▶ _THE EXERCISE_: Return only the lines from the top of the data down to the one that holds "return 0.5 *", both included, without any pictures.

__________

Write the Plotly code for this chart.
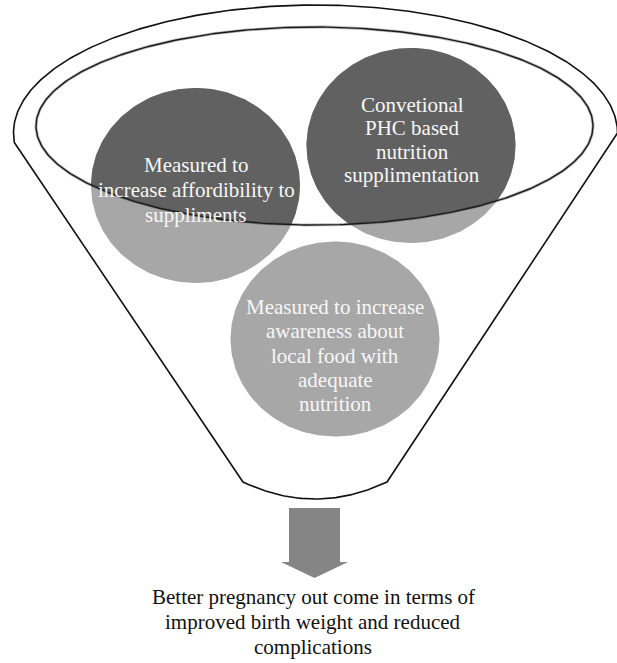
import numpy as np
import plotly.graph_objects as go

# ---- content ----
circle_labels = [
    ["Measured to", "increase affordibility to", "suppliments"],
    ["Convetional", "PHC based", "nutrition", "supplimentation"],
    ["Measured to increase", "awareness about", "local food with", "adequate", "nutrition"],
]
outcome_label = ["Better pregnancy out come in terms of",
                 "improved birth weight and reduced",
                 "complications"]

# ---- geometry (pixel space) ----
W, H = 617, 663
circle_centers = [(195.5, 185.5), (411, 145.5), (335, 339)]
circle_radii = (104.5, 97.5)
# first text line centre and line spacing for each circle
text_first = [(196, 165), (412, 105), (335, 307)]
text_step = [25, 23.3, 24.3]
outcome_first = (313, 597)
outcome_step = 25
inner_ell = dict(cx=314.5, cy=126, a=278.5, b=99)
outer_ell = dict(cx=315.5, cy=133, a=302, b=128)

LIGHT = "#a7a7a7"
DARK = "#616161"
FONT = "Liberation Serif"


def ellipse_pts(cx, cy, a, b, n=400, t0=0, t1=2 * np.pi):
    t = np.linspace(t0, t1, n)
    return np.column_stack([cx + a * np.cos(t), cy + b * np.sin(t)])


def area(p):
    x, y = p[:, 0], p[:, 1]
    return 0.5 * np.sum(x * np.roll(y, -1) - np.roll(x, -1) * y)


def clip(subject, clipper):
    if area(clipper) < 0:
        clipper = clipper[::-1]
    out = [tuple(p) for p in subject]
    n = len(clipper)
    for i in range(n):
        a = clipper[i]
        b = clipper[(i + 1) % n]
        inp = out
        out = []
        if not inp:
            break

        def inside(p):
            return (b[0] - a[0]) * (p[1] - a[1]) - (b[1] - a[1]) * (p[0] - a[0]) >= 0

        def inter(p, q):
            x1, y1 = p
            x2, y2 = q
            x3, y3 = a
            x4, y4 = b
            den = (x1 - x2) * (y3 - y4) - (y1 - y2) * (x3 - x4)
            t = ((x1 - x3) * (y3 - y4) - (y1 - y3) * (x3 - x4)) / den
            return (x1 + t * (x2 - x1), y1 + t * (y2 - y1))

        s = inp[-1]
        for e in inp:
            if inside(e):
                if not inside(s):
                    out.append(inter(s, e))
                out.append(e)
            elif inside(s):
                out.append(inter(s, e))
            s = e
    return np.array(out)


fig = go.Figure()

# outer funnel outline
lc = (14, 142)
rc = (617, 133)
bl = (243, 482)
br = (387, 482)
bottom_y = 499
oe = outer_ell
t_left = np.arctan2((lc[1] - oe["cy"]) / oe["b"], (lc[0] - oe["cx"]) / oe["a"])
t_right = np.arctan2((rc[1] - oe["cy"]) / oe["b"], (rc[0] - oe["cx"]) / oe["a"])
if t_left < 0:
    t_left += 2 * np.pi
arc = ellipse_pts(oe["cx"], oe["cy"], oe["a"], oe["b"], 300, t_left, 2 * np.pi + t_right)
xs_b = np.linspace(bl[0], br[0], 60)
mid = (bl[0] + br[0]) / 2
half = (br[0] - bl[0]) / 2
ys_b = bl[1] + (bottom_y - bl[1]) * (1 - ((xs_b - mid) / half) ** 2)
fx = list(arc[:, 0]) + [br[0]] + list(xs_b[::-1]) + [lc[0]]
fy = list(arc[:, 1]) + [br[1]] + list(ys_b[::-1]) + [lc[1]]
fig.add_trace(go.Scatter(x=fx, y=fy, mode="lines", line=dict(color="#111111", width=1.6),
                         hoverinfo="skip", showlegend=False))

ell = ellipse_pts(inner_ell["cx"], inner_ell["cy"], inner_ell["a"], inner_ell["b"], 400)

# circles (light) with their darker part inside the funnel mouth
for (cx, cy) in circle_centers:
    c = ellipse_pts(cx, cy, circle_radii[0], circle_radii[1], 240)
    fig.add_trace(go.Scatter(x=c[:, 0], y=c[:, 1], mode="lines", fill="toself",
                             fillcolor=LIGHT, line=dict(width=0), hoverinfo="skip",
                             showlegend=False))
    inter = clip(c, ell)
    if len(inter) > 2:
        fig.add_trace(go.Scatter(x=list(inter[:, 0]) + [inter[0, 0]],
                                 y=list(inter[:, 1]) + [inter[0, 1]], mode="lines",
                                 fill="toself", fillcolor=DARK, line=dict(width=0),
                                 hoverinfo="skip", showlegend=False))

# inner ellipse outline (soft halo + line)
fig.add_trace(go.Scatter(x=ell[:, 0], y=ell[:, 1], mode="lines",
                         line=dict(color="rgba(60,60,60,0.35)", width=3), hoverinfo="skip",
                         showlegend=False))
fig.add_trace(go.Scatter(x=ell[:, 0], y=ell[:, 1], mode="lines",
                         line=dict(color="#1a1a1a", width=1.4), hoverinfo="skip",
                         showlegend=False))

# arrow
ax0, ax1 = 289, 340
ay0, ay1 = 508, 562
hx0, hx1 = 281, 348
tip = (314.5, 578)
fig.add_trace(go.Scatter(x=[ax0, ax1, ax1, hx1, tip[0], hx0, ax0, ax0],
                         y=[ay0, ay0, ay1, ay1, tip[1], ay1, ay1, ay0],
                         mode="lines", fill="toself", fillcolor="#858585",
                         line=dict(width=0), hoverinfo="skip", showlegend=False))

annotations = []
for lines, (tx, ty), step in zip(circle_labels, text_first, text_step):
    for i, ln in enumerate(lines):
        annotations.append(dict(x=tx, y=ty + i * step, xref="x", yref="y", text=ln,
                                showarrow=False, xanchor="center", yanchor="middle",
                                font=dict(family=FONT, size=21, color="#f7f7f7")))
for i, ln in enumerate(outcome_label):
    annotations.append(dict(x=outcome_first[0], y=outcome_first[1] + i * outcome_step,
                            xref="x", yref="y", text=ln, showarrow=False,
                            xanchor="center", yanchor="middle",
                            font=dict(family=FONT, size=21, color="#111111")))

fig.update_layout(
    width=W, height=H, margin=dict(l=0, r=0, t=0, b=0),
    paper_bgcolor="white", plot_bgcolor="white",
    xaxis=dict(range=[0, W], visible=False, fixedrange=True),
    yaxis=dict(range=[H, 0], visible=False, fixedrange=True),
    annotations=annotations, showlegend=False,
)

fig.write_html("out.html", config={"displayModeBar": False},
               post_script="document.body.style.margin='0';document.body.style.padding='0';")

__________

▶ _TASK RESPONSE_:
Write the Plotly code for this chart.
import numpy as np
import plotly.graph_objects as go

# ---- content ----
circle_labels = [
    ["Measured to", "increase affordibility to", "suppliments"],
    ["Convetional", "PHC based", "nutrition", "supplimentation"],
    ["Measured to increase", "awareness about", "local food with", "adequate", "nutrition"],
]
outcome_label = ["Better pregnancy out come in terms of",
                 "improved birth weight and reduced",
                 "complications"]

# ---- geometry (pixel space) ----
W, H = 617, 663
circle_centers = [(195.5, 185.5), (411, 145.5), (335, 339)]
circle_radii = (104.5, 97.5)
# first text line centre and line spacing for each circle
text_first = [(196, 165), (412, 105), (335, 307)]
text_step = [25, 23.3, 24.3]
outcome_first = (313, 597)
outcome_step = 25
inner_ell = dict(cx=314.5, cy=126, a=278.5, b=99)
outer_ell = dict(cx=315.5, cy=133, a=302, b=128)

LIGHT = "#a7a7a7"
DARK = "#616161"
FONT = "Liberation Serif"


def ellipse_pts(cx, cy, a, b, n=400, t0=0, t1=2 * np.pi):
    t = np.linspace(t0, t1, n)
    return np.column_stack([cx + a * np.cos(t), cy + b * np.sin(t)])


def area(p):
    x, y = p[:, 0], p[:, 1]
    return 0.5 * np.sum(x * np.roll(y, -1) - np.roll(x, -1) * y)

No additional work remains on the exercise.